* [REQUIREMENT]: Extract, exactly, the lines from the line containing "Write the Chart.js code for this chart." to the line containing "[10, 0], [-1, 1]];", with both lines included and any pictures left out.

━━━ SUPPLIED DATA ━━━

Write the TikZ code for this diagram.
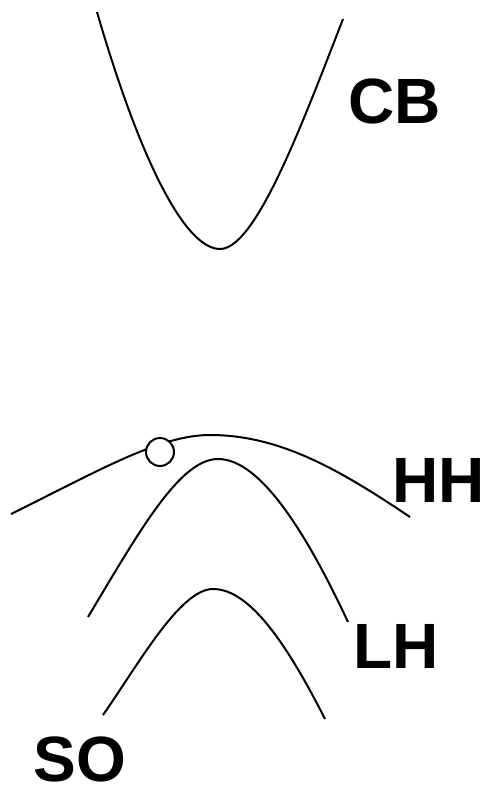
\documentclass[tikz,border=0pt]{standalone}
\usepackage{fontspec}
\setmainfont{Liberation Sans}
\usetikzlibrary{positioning}

\begin{document}
\begin{tikzpicture}[
    x=0.5pt, y=-0.5pt,
    band/.style={line width=1pt, black},
    bandlabel/.style={anchor=base west, inner sep=0pt, font=\fontsize{32}{38}\selectfont\bfseries},
    hole/.style={circle, draw, line width=1pt, fill=white, minimum size=14pt, inner sep=0pt},
]

% Canvas
\useasboundingbox (0,0) rectangle (491,793);

% Conduction band
\draw[band] (97,12) .. controls (140,160) and (185,249) .. (220,249)
    .. controls (255,249) and (300,130) .. (343,19);

% Heavy hole band
\draw[band] (11,514) .. controls (100,470) and (160,435) .. (210,435)
    .. controls (280,435) and (340,470) .. (410,517);

% Light hole band
\draw[band] (88,617) .. controls (140,530) and (180,459) .. (218,459)
    .. controls (255,459) and (298,515) .. (348,622);

% Split-off band
\draw[band] (103,715) .. controls (138,665) and (180,589) .. (213,589)
    .. controls (245,589) and (280,630) .. (325,719);

% Hole on HH
\node[hole] (h) at (160,452) {};

% Labels
\node[bandlabel] (cb) at (348,123) {CB};
\node[bandlabel] (hh) at (392,502) {HH};
\node[bandlabel] (lh) at (353,668) {LH};
\node[bandlabel] (so) at (33,781) {SO};

\end{tikzpicture}
\end{document}
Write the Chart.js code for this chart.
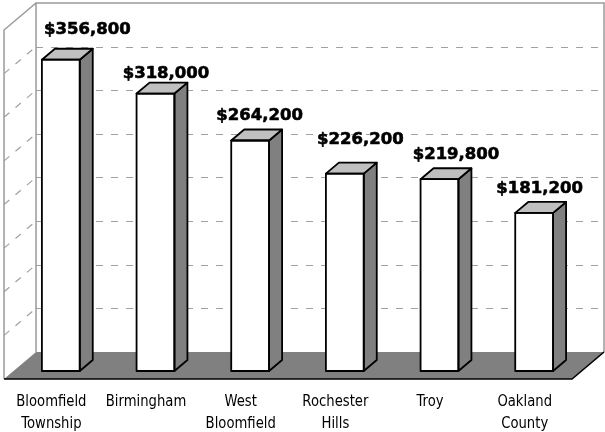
<!DOCTYPE html>
<html>
<head>
<meta charset="utf-8">
<script src="https://cdn.jsdelivr.net/npm/chart.js@4/dist/chart.umd.min.js"></script>
<style>
  html, body { margin: 0; padding: 0; background: #ffffff; }
  canvas { display: block; }
</style>
</head>
<body>
<canvas id="c" width="605" height="432"></canvas>
<script>
// Median home values by community
const categories = [
  ['Bloomfield', 'Township'],
  ['Birmingham'],
  ['West', 'Bloomfield'],
  ['Rochester', 'Hills'],
  ['Troy'],
  ['Oakland', 'County']
];
const medianValues = [356800, 318000, 264200, 226200, 219800, 181200];
const valueAxisMax = 400000;
const valueAxisStep = 50000;

// Small per-label nudges (px) for the value labels above each column
const labelNudge = [[20, -5], [4, 5], [3, 0], [9, -9], [10, 0], [-1, 1]];

// Oblique projection of the floor depth
const DEPTH_X = 32, DEPTH_Y = -27;
const FRONT_T = 0.296;      // depth of the columns' front faces
const COLUMN_T = 0.406;     // column depth as fraction of floor depth

const fmt = v => '$' + v.toLocaleString('en-US');

function proj(px, py, t) {
  return [px + (t - FRONT_T) * DEPTH_X, py + (t - FRONT_T) * DEPTH_Y];
}

function poly(ctx, pts) {
  ctx.beginPath();
  ctx.moveTo(pts[0][0], pts[0][1]);
  for (let i = 1; i < pts.length; i++) ctx.lineTo(pts[i][0], pts[i][1]);
  ctx.closePath();
}

const depthPlugin = {
  id: 'depth3d',
  beforeDatasetsDraw(chart) {
    const { ctx, chartArea: a, scales: { y } } = chart;
    const y0 = y.getPixelForValue(0);
    const yTop = y.getPixelForValue(valueAxisMax);
    const f0 = proj(a.left, y0, 0), f1 = proj(a.right, y0, 0);
    const f2 = proj(a.right, y0, 1), f3 = proj(a.left, y0, 1);
    const wTopL = proj(a.left, yTop, 1), wTopR = proj(a.right, yTop, 1);
    const lTop = proj(a.left, yTop, 0);

    ctx.save();
    // walls
    ctx.fillStyle = '#ffffff';
    poly(ctx, [f3, wTopL, wTopR, f2]); ctx.fill();
    poly(ctx, [f0, lTop, wTopL, f3]); ctx.fill();

    // dashed gridlines on back and side walls
    ctx.strokeStyle = '#a0a0a0';
    ctx.lineWidth = 1;
    ctx.setLineDash([7, 8]);
    for (let v = valueAxisStep; v < valueAxisMax; v += valueAxisStep) {
      const py = y.getPixelForValue(v);
      const b0 = proj(a.left, py, 1), b1 = proj(a.right, py, 1);
      const s0 = proj(a.left, py, 0);
      ctx.beginPath();
      ctx.moveTo(b0[0], Math.round(b0[1]) + 0.5);
      ctx.lineTo(b1[0], Math.round(b1[1]) + 0.5);
      ctx.stroke();
      ctx.lineWidth = 1.2;
      ctx.beginPath();
      ctx.moveTo(s0[0], s0[1]);
      ctx.lineTo(b0[0], b0[1]);
      ctx.stroke();
      ctx.lineWidth = 1;
    }
    ctx.setLineDash([]);

    // floor
    ctx.fillStyle = '#808080';
    poly(ctx, [f0, f1, f2, f3]); ctx.fill();

    // wall outlines
    ctx.strokeStyle = '#9a9a9a';
    ctx.lineWidth = 1.5;
    ctx.beginPath();
    ctx.moveTo(f0[0], f0[1]);
    ctx.lineTo(lTop[0], lTop[1]);
    ctx.lineTo(wTopL[0], wTopL[1]);
    ctx.lineTo(wTopR[0], wTopR[1]);
    ctx.lineTo(f2[0], f2[1]);
    ctx.moveTo(wTopL[0], wTopL[1]);
    ctx.lineTo(f3[0], f3[1]);
    ctx.stroke();

    // floor front edges
    ctx.strokeStyle = '#000000';
    ctx.lineWidth = 1.6;
    ctx.beginPath();
    ctx.moveTo(f0[0], f0[1]);
    ctx.lineTo(f1[0], f1[1]);
    ctx.lineTo(f2[0], f2[1]);
    ctx.stroke();
    ctx.restore();
  },
  afterDatasetsDraw(chart) {
    const { ctx, scales: { x } } = chart;
    const meta = chart.getDatasetMeta(0);
    const bx = COLUMN_T * DEPTH_X, by = COLUMN_T * DEPTH_Y;
    ctx.save();
    ctx.lineWidth = 1.8;
    ctx.lineJoin = 'round';
    ctx.strokeStyle = '#000000';
    meta.data.forEach((bar, i) => {
      const p = bar.getProps(['x', 'y', 'base', 'width'], true);
      const L = p.x - p.width / 2, R = p.x + p.width / 2;
      const T = p.y, B = p.base;
      ctx.lineWidth = 1.8;
      ctx.strokeStyle = '#000000';
      // side face
      ctx.fillStyle = '#808080';
      poly(ctx, [[R, T], [R + bx, T + by], [R + bx, B + by], [R, B]]);
      ctx.fill(); ctx.stroke();
      // top face
      ctx.fillStyle = '#c0c0c0';
      poly(ctx, [[L, T], [R, T], [R + bx, T + by], [L + bx, T + by]]);
      ctx.fill(); ctx.stroke();
      // front face outline
      ctx.strokeRect(L, T, R - L, B - T);

      // value label
      ctx.fillStyle = '#000000';
      ctx.font = 'bold 16.5px "DejaVu Sans"';
      ctx.textAlign = 'center';
      ctx.textBaseline = 'middle';
      ctx.lineWidth = 0.6;
      const n = labelNudge[i];
      const tx = p.x + bx / 2 + n[0], ty = T + by - 14 + n[1];
      ctx.fillText(fmt(medianValues[i]), tx, ty);
      ctx.strokeText(fmt(medianValues[i]), tx, ty);
    });

    // category labels, centred on the floor's front edge
    ctx.fillStyle = '#000000';
    ctx.font = '15px "DejaVu Sans"';
    ctx.textAlign = 'center';
    ctx.textBaseline = 'alphabetic';
    categories.forEach((lines, i) => {
      const cx = proj(x.getPixelForValue(i), 0, 0)[0];
      lines.forEach((line, j) => {
        ctx.save();
        ctx.translate(cx, 406 + j * 22);
        ctx.scale(0.88, 1);
        ctx.fillText(line, 0, 0);
        ctx.restore();
      });
    });
    ctx.restore();
  }
};

new Chart(document.getElementById('c'), {
  type: 'bar',
  data: {
    labels: categories,
    datasets: [{
      data: medianValues,
      backgroundColor: '#ffffff',
      borderWidth: 0,
      categoryPercentage: 1,
      barPercentage: 0.4
    }]
  },
  options: {
    responsive: false,
    animation: false,
    layout: { padding: { left: 13.5, right: 23.5, top: 22, bottom: 61 } },
    plugins: { legend: { display: false }, tooltip: { enabled: false } },
    scales: {
      x: { display: false },
      y: { display: false, min: 0, max: valueAxisMax, ticks: { stepSize: valueAxisStep } }
    }
  },
  plugins: [depthPlugin]
});
</script>
</body>
</html>
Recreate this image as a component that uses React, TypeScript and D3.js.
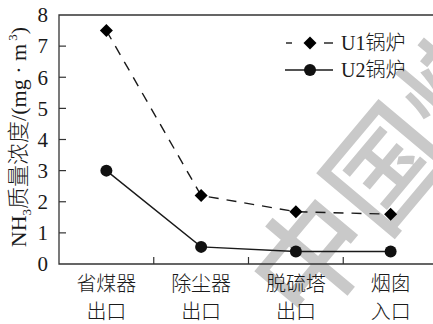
import React from "react";
import * as d3 from "d3";

const categories = ["省煤器|出口", "除尘器|出口", "脱硫塔|出口", "烟囱|入口"];
const u1Values = [7.5, 2.2, 1.68, 1.6];
const u2Values = [3.0, 0.55, 0.4, 0.4];
const yTicks = [0, 1, 2, 3, 4, 5, 6, 7, 8];
const seriesNames = ["U1锅炉", "U2锅炉"];

const W = 433;
const H = 324;
const left = 59;
const top = 15;
const bottom = 264;
const bandRight = 438;

const FONT = "'Liberation Serif', 'Times New Roman', 'Noto Sans CJK SC', serif";
const INK = "#1a1a1a";

export default function App() {
  const x = d3
    .scalePoint<string>()
    .domain(categories)
    .range([left, bandRight])
    .padding(0.5);
  const step = x.step();
  const y = d3.scaleLinear().domain([0, 8]).range([bottom, top]);

  const line = d3
    .line<number>()
    .x((_, i) => x(categories[i]) as number)
    .y((d) => y(d));

  const boundaries = categories.slice(1).map((c) => (x(c) as number) - step / 2);

  const diamond = (cx: number, cy: number, r: number) =>
    `M${cx},${cy - r}L${cx + r},${cy}L${cx},${cy + r}L${cx - r},${cy}Z`;

  return (
    <svg
      width={W}
      height={H}
      style={{ position: "absolute", left: 0, top: 0, background: "#fff" }}
      fontFamily={FONT}
    >
      {/* watermark */}
      <g transform="translate(305,252) rotate(-50)">
        <text
          x={-58}
          y={0}
          dominantBaseline="central"
          fontSize={116}
          fontWeight={500}
          fill="#c9c9c9"
          fontFamily="'Noto Sans CJK SC', sans-serif"
        >
          中国煤
        </text>
      </g>

      {/* frame */}
      <path
        d={`M${W},${top}H${left}V${bottom}H${W}`}
        fill="none"
        stroke="#333"
        strokeWidth={1.3}
      />

      {/* y ticks */}
      {yTicks.map((t) => (
        <g key={t}>
          {t > 0 && t < 8 && (
            <line x1={left} x2={left + 7} y1={y(t)} y2={y(t)} stroke="#333" strokeWidth={1.2} />
          )}
          <text
            x={48}
            y={y(t)}
            dy="0.35em"
            textAnchor="end"
            fontSize={21}
            fill={INK}
          >
            {t}
          </text>
        </g>
      ))}

      {/* x ticks between categories */}
      {boundaries.map((bx, i) => (
        <line key={i} x1={bx} x2={bx} y1={bottom} y2={bottom - 7} stroke="#333" strokeWidth={1.2} />
      ))}

      {/* category labels */}
      {categories.map((c) => {
        const [a, b] = c.split("|");
        return (
          <g key={c} fontSize={20} fontWeight={300} fill={INK} textAnchor="middle">
            <text x={x(c)} y={291}>{a}</text>
            <text x={x(c)} y={319}>{b}</text>
          </g>
        );
      })}

      {/* y axis title */}
      <text
        transform={`translate(26,137) rotate(-90)`}
        textAnchor="middle"
        fontSize={22}
        fontWeight={300}
        fill={INK}
      >
        NH<tspan fontSize={13} dy={5}>3</tspan>
        <tspan dy={-5}>质量浓度/(mg · m</tspan>
        <tspan fontSize={13} dy={-9}> 3</tspan>
        <tspan dy={9}>)</tspan>
      </text>

      {/* series lines */}
      <path
        d={line(u1Values) as string}
        fill="none"
        stroke={INK}
        strokeWidth={1.4}
        strokeDasharray="10,8"
      />
      <path d={line(u2Values) as string} fill="none" stroke={INK} strokeWidth={1.4} />

      {u1Values.map((v, i) => (
        <path key={i} d={diamond(x(categories[i]) as number, y(v), 6.5)} fill="#000" />
      ))}
      {u2Values.map((v, i) => (
        <circle key={i} cx={x(categories[i])} cy={y(v)} r={6} fill="#111" />
      ))}

      {/* legend */}
      <g>
        <line x1={286} x2={292} y1={43} y2={43} stroke={INK} strokeWidth={1.4} />
        <line x1={324} x2={333} y1={43} y2={43} stroke={INK} strokeWidth={1.4} />
        <path d={diamond(310, 43, 6.5)} fill="#000" />
        <text x={341} y={43} dy="0.35em" fontSize={20} fontWeight={300} fill={INK}>
          {seriesNames[0]}
        </text>
        <line x1={285} x2={333} y1={70} y2={70} stroke={INK} strokeWidth={1.4} />
        <circle cx={310} cy={70} r={6} fill="#111" />
        <text x={341} y={70} dy="0.35em" fontSize={20} fontWeight={300} fill={INK}>
          {seriesNames[1]}
        </text>
      </g>
    </svg>
  );
}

━━━

* [TASK OUTPUT]:
Write the Chart.js code for this chart.
<!DOCTYPE html>
<html>
<head>
<meta charset="utf-8">
<script src="https://cdn.jsdelivr.net/npm/chart.js@4/dist/chart.umd.min.js"></script>
<style>
  html, body { margin: 0; padding: 0; background: #ffffff; }
  canvas { display: block; }
</style>
</head>
<body>
<canvas id="c" width="605" height="432"></canvas>
<script>
// Median home values by community
const categories = [
  ['Bloomfield', 'Township'],
  ['Birmingham'],
  ['West', 'Bloomfield'],
  ['Rochester', 'Hills'],
  ['Troy'],
  ['Oakland', 'County']
];
const medianValues = [356800, 318000, 264200, 226200, 219800, 181200];
const valueAxisMax = 400000;
const valueAxisStep = 50000;

// Small per-label nudges (px) for the value labels above each column
const labelNudge = [[20, -5], [4, 5], [3, 0], [9, -9], [10, 0], [-1, 1]];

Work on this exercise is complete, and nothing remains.